Verhandelt wird vor dem Darmstädter Landgericht ein Fall geglückter Integration - in der Generation des Opfers. Doch zugleich ist es ein Fall misslungener Integration - von dessen Eltern. Diese müssen sich nun wegen gemeinschaftlichen Mordes verantworten. An diesem Donnerstag wurden die Plädoyers gehalten. Das Urteil wurde auf den 1. Dezember verschoben.

Vor zwei Jahrzehnten kamen die Eltern der getöteten 19-Jährigen aus Pakistan nach Deutschland.

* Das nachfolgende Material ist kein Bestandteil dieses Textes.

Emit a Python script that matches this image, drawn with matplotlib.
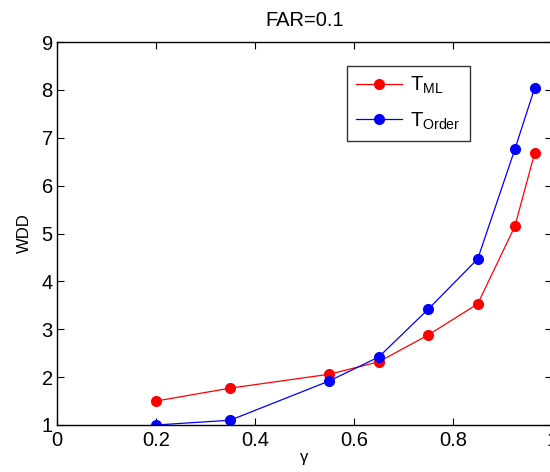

Während Vater und Mutter ganz den strengen religiösen Vorstellungen einer islamischen Sondergemeinschaft verhaftet blieben, wuchsen ihre beiden Töchter zweisprachig auf, kamen in der deutschen Schule gut voran - und wollten offenbar so leben, wie es ihre Altersgenossinnen auch tun.

Geständnis am ersten Prozesstag

Als die Eltern von sexuellen Kontakten zwischen ihrer älteren Tochter und deren Freund erfuhren, sahen sie die Familienehre bedroht. Durch einen vom Vater begangenen und von der Mutter unterstützten Mord an der jungen Frau - so der Vorwurf der Anklage - sollte die vermeintliche Schmach gesühnt werden.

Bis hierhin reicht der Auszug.